My findings, coupled with settlement data, make me question just how mobile these groups in Arkona really were. Despite partaking in hunting and gathering, they were tied to this specific location for a large portion of the year. I conceptualize the landscape management and construction required to clear land for their palisaded longhouse villages, as well as the maize fields they are clearing, planting, tending, and harvesting, as placemaking endeavors. These activities not only reflect their connection to this locale, but also in a way embody their particular worldview—the plant remains I identify being a reflection of their social and economic practice. 

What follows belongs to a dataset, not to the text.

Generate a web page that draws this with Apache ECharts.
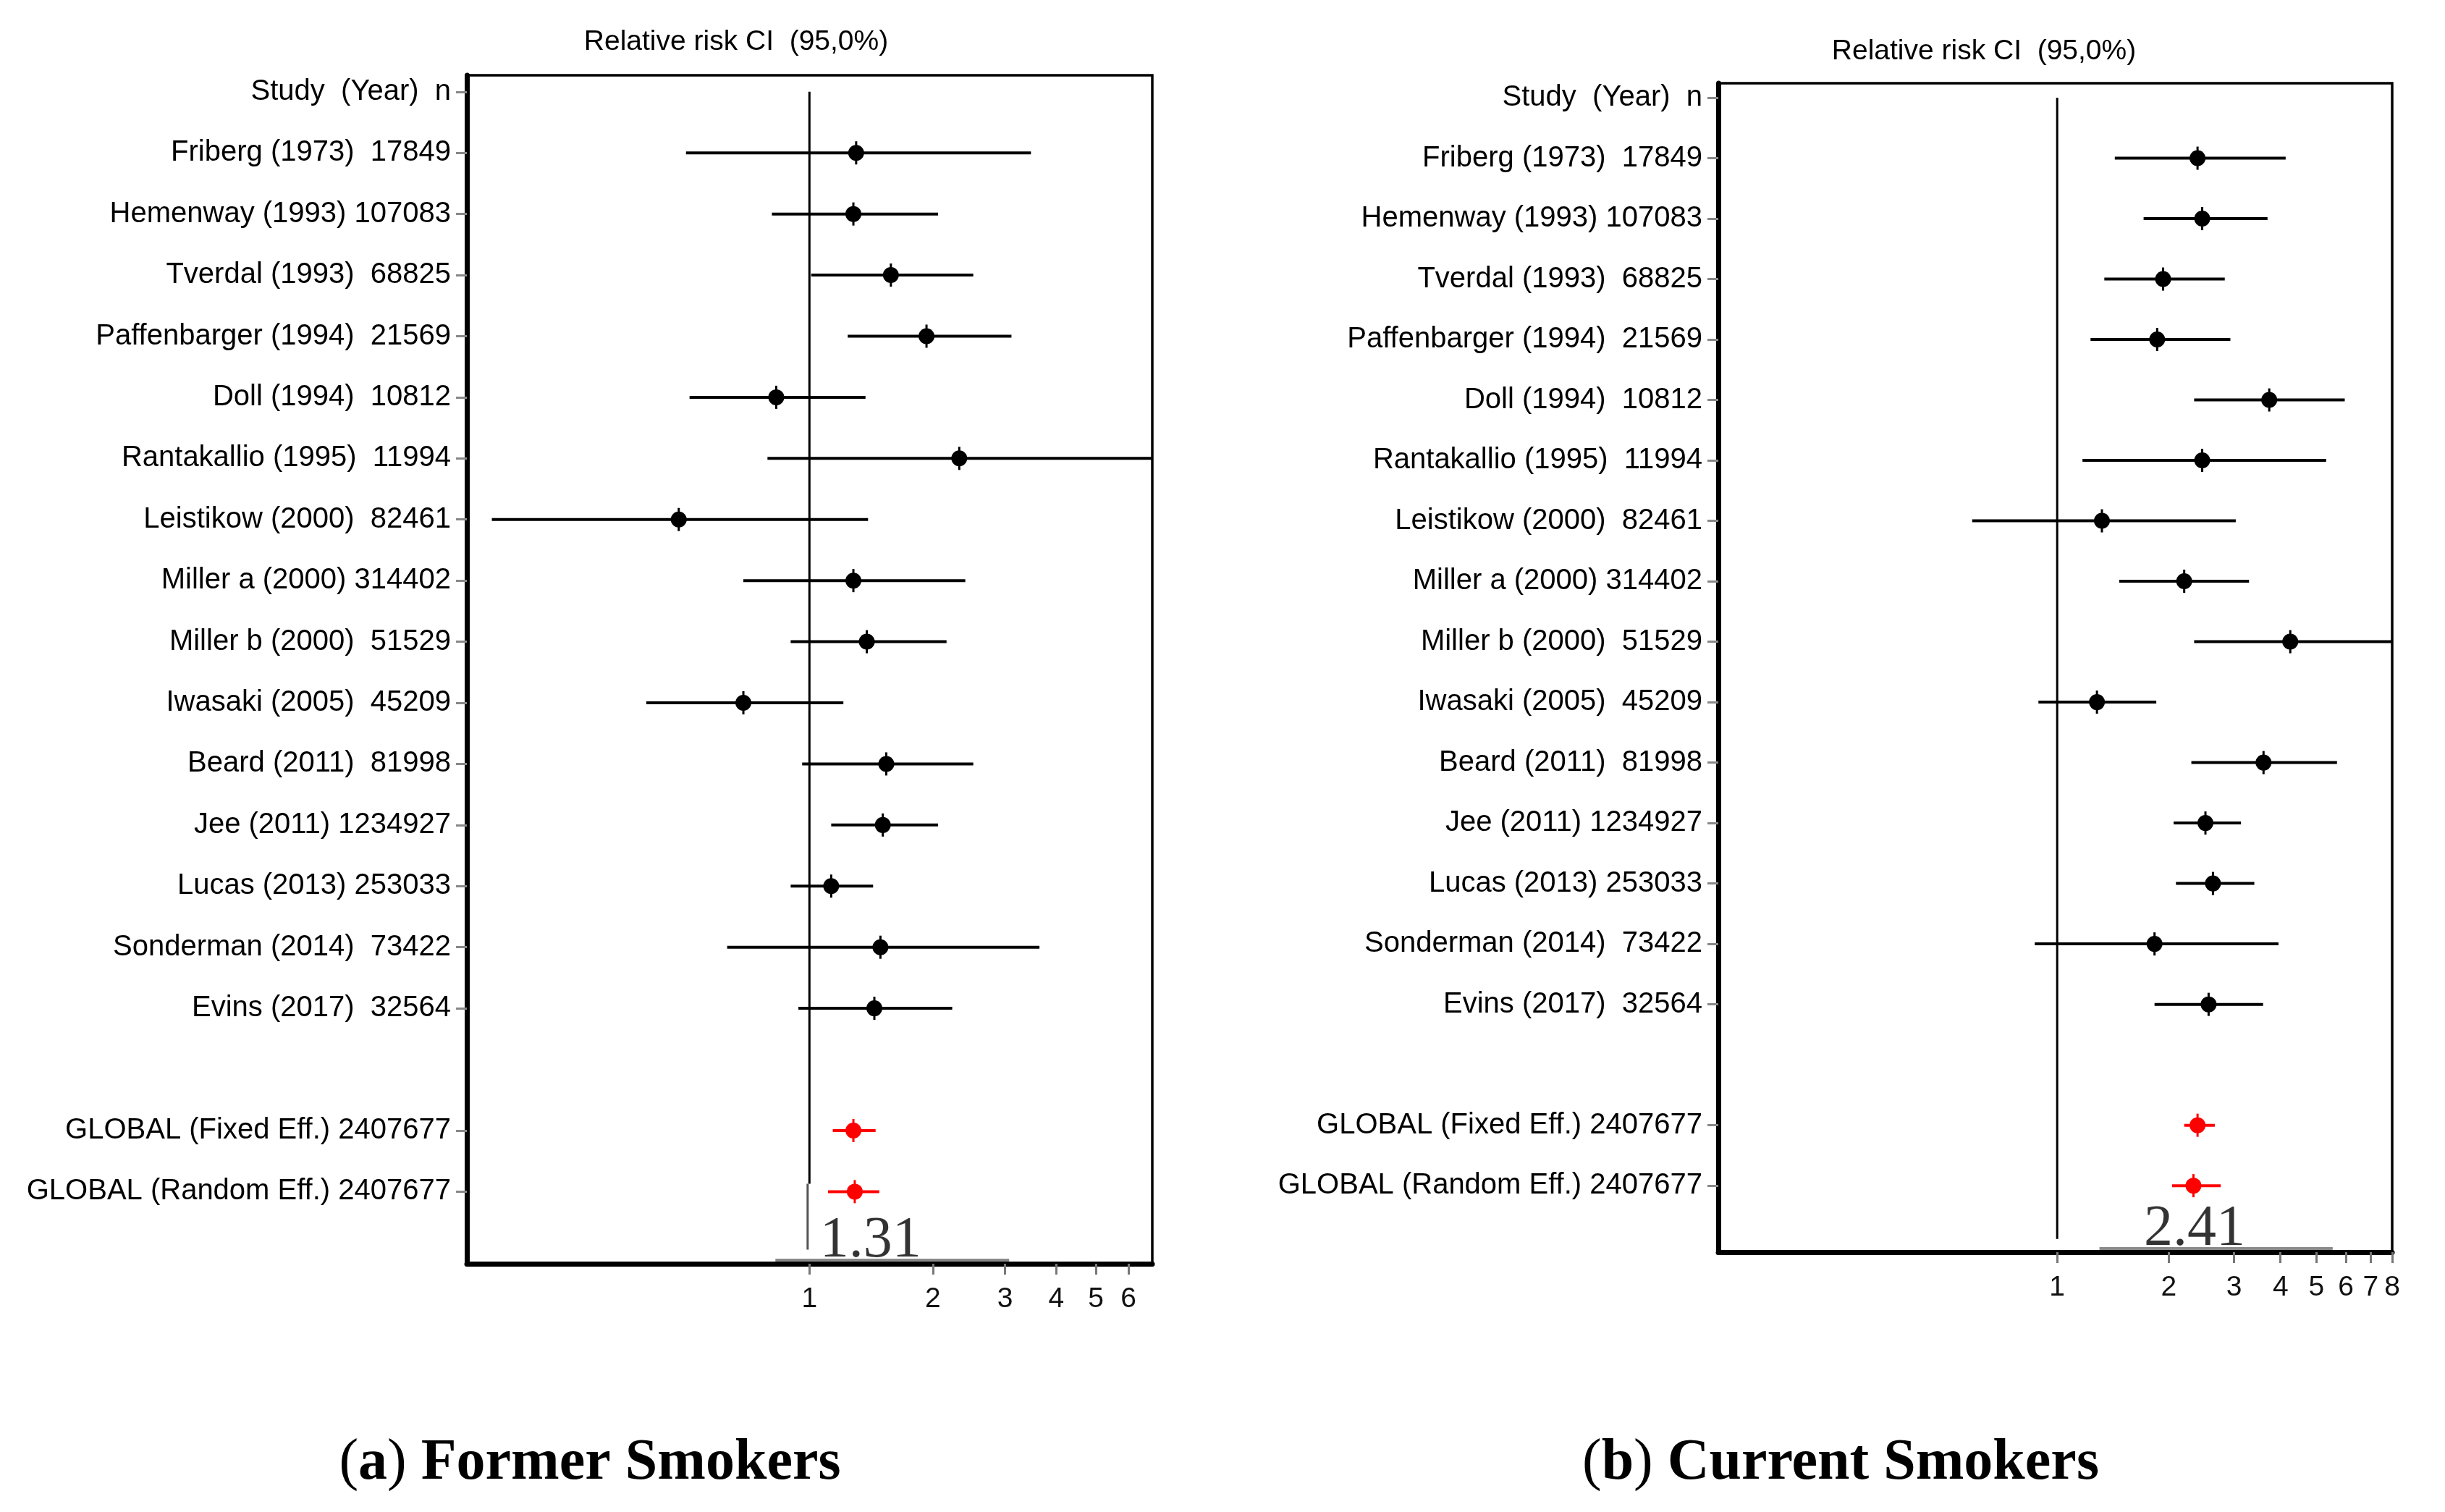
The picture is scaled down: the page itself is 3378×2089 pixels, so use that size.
<!DOCTYPE html>
<html lang="en">
<head>
  <meta charset="UTF-8">
  <title>Relative risk forest plots</title>
  <script src="https://cdn.jsdelivr.net/npm/echarts@6/dist/echarts.min.js"></script>
</head>
<body>
  <style>
    html, body, #chart {
      width: 100%;
      height: 100%;
      margin: 0;
      padding: 0;
      background: #fff;
    }
  </style>
  <div id="chart"></div>
  <script>
    // row labels, top to bottom (row 16 is the empty gap)
    const rowLabels = [
      'Study  (Year)  n',
      'Friberg (1973)  17849',
      'Hemenway (1993) 107083',
      'Tverdal (1993)  68825',
      'Paffenbarger (1994)  21569',
      'Doll (1994)  10812',
      'Rantakallio (1995)  11994',
      'Leistikow (2000)  82461',
      'Miller a (2000) 314402',
      'Miller b (2000)  51529',
      'Iwasaki (2005)  45209',
      'Beard (2011)  81998',
      'Jee (2011) 1234927',
      'Lucas (2013) 253033',
      'Sonderman (2014)  73422',
      'Evins (2017)  32564',
      '',
      'GLOBAL (Fixed Eff.) 2407677',
      'GLOBAL (Random Eff.) 2407677'
    ]
    const studyRows = [1, 2, 3, 4, 5, 6, 7, 8, 9, 10, 11, 12, 13, 14, 15]
    const globalRows = [17, 18]
    const tickRows = [0, 1, 2, 3, 4, 5, 6, 7, 8, 9, 10, 11, 12, 13, 14, 15, 17, 18]

    // (a) former smokers
    const formerRR = [1.30, 1.28, 1.58, 1.93, 0.83, 2.32, 0.48, 1.28, 1.38, 0.69, 1.54, 1.51, 1.13, 1.49, 1.44]
    const formerLo = [0.50, 0.81, 1.01, 1.24, 0.51, 0.79, 0.168, 0.69, 0.90, 0.40, 0.96, 1.13, 0.90, 0.63, 0.94]
    const formerHi = [3.47, 2.06, 2.51, 3.11, 1.37, 9.5, 1.39, 2.40, 2.16, 1.21, 2.51, 2.06, 1.43, 3.64, 2.23]
    const formerGlobalRR = [1.28, 1.29]
    const formerGlobalLo = [1.14, 1.11]
    const formerGlobalHi = [1.45, 1.48]
    const formerTicks = [1, 2, 3, 4, 5, 6]
    const formerPooled = '1.31'

    // (b) current smokers
    const currentRR = [2.39, 2.46, 1.93, 1.86, 3.73, 2.46, 1.32, 2.20, 4.25, 1.28, 3.60, 2.51, 2.63, 1.83, 2.56]
    const currentLo = [1.43, 1.71, 1.34, 1.23, 2.34, 1.17, 0.59, 1.47, 2.34, 0.89, 2.30, 2.06, 2.09, 0.87, 1.83]
    const currentHi = [4.13, 3.69, 2.83, 2.93, 5.96, 5.31, 3.03, 3.29, 10.5, 1.85, 5.68, 3.13, 3.40, 3.95, 3.59]
    const currentGlobalRR = [2.39, 2.33]
    const currentGlobalLo = [2.20, 2.04]
    const currentGlobalHi = [2.66, 2.76]
    const currentTicks = [1, 2, 3, 4, 5, 6, 7, 8]
    const currentPooled = '2.41'

    const FONT = 'Liberation Sans'

    function rows(rr, lo, hi, rowIdx, isGlobal) {
      return rr.map((v, i) => [v, rowIdx[i], lo[i], hi[i], isGlobal])
    }

    function renderForest(params, api) {
      const rr = api.value(0), row = api.value(1), lo = api.value(2), hi = api.value(3)
      const color = api.value(4) ? '#ff0000' : '#000'
      const cs = params.coordSys
      const p = api.coord([rr, row])
      const a = api.coord([lo, row])
      const b = api.coord([hi, row])
      const xl = Math.max(a[0], cs.x)
      const xr = Math.min(b[0], cs.x + cs.width)
      return {
        type: 'group',
        children: [
          { type: 'line', shape: { x1: xl, y1: p[1], x2: xr, y2: p[1] }, style: { stroke: color, lineWidth: 4 } },
          { type: 'line', shape: { x1: p[0], y1: p[1] - 16, x2: p[0], y2: p[1] + 16 }, style: { stroke: color, lineWidth: 3 } },
          { type: 'circle', shape: { cx: p[0], cy: p[1], r: 11 }, style: { fill: color } }
        ]
      }
    }

    function xAxisFor(gridIndex, min, max, ticks) {
      return {
        type: 'log',
        gridIndex,
        min,
        max,
        axisLine: { onZero: false, lineStyle: { color: '#000', width: 7 } },
        axisTick: { customValues: ticks, length: 15, lineStyle: { color: '#777', width: 3 } },
        axisLabel: {
          customValues: ticks,
          formatter: v => String(Math.round(v)),
          margin: 30,
          fontFamily: FONT,
          fontSize: 39,
          color: '#111'
        },
        splitLine: { show: false },
        minorTick: { show: false }
      }
    }

    function yAxisFor(gridIndex, min, max) {
      return {
        type: 'value',
        gridIndex,
        inverse: true,
        min,
        max,
        axisLine: { onZero: false, lineStyle: { color: '#000', width: 7 } },
        axisTick: { customValues: tickRows, length: 15, lineStyle: { color: '#888', width: 3 } },
        axisLabel: {
          customValues: tickRows,
          formatter: v => rowLabels[Math.round(v)] || '',
          margin: 22,
          fontFamily: FONT,
          fontSize: 40,
          color: '#000'
        },
        splitLine: { show: false }
      }
    }

    function lineSeries(axis, data, color, width) {
      return {
        type: 'line',
        xAxisIndex: axis,
        yAxisIndex: axis,
        data,
        symbol: 'none',
        silent: true,
        lineStyle: { color, width: width || 3 },
        z: 1
      }
    }

    function pooledLabel(axis, value, row, text, dx) {
      return {
        type: 'scatter',
        xAxisIndex: axis,
        yAxisIndex: axis,
        data: [[value, row]],
        symbolSize: 0,
        itemStyle: { color: '#000' },
        label: {
          show: true,
          position: 'top',
          formatter: text,
          offset: [dx, 14],
          fontFamily: 'Liberation Serif',
          fontSize: 80,
          color: '#000',
          textBorderWidth: 0
        },
        z: 4
      }
    }

    const caption = (letter, text) => ({
      text: `{n|(}{b|${letter}}{n|) }{b|${text}}`,
      textAlign: 'center',
      textVerticalAlign: 'middle',
      rich: {
        n: { fontFamily: 'Liberation Serif', fontSize: 80, color: '#000' },
        b: { fontFamily: 'Liberation Serif', fontSize: 80, fontWeight: 'bold', color: '#000' }
      }
    })

    const chart = echarts.init(document.getElementById('chart'))

    chart.setOption({
      animation: false,
      backgroundColor: '#fff',
      grid: [
        { left: 645, top: 104, width: 947, height: 1642, show: true, borderColor: '#000', borderWidth: 3.5 },
        { left: 2374, top: 115, width: 931, height: 1615, show: true, borderColor: '#000', borderWidth: 3.5 }
      ],
      xAxis: [
        xAxisFor(0, 0.146, 6.86, formerTicks),
        xAxisFor(1, 0.122, 8, currentTicks)
      ],
      yAxis: [yAxisFor(0, -0.27, 19.18), yAxisFor(1, -0.24, 19.1)],
      graphic: [
        { type: 'text', x: 1017, y: 58, style: { text: 'Relative risk CI  (95,0%)', font: '39px "Liberation Sans"', fill: '#000', textAlign: 'center', textVerticalAlign: 'middle' } },
        { type: 'text', x: 2741, y: 71, style: { text: 'Relative risk CI  (95,0%)', font: '39px "Liberation Sans"', fill: '#000', textAlign: 'center', textVerticalAlign: 'middle' } },
        { type: 'text', x: 815, y: 2022, style: caption('a', 'Former Smokers') },
        { type: 'text', x: 2543, y: 2022, style: caption('b', 'Current Smokers') }
      ],
      series: [
        // reference lines at RR = 1 and the grey strokes around the pooled values
        lineSeries(0, [[1, 0], [1, 17.87]], '#000'),
        lineSeries(0, [[0.99, 17.87], [0.99, 18.95]], '#555'),
        lineSeries(0, [[0.826, 19.12], [3.07, 19.12]], '#8a8a8a', 4),
        lineSeries(1, [[1, 0], [1, 18.88]], '#000'),
        lineSeries(1, [[1.30, 19.04], [5.53, 19.04]], '#8a8a8a', 4),
        {
          type: 'custom', xAxisIndex: 0, yAxisIndex: 0, renderItem: renderForest, z: 3,
          encode: { x: [0, 2, 3], y: 1 },
          data: rows(formerRR, formerLo, formerHi, studyRows, 0).concat(rows(formerGlobalRR, formerGlobalLo, formerGlobalHi, globalRows, 1))
        },
        {
          type: 'custom', xAxisIndex: 1, yAxisIndex: 1, renderItem: renderForest, z: 3,
          encode: { x: [0, 2, 3], y: 1 },
          data: rows(currentRR, currentLo, currentHi, studyRows, 0).concat(rows(currentGlobalRR, currentGlobalLo, currentGlobalHi, globalRows, 1))
        },
        pooledLabel(0, 1.31, 19.18, formerPooled, 18),
        pooledLabel(1, 2.41, 19.1, currentPooled, -6)
      ]
    })
  </script>
</body>
</html>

Here at Dumbarton Oaks, I have had greater access to resources by scholars from Michigan and Ohio working on similar questions, and to some rarer early archaeological materials. I have also engaged in very stimulating theoretical dialogue on how plants and landscape interact with the built environment with other Garden and Landscape fellows, like Annette Giesecke and Zeynep Kezer.

 

Why is it important to highlight indigenous land management?

To me, “land management” includes clearing land and harvesting trees to build longhouses or create fields, and the changing diversity of species present around communities. Land management can also entail encouraging or transplanting species. Of course, it also includes the cultivation of crops. Historically, the “Ecological Indian” stereotype—that indigenous people were living lightly on the land—and the notion that the potential of the American landscape was underachieved contributed to the denial of land rights at the time of colonization. I hope my work can help illuminate the millennia of intensive management by indigenous groups occupying southwestern Ontario and facilitate positive discussion in future land claims.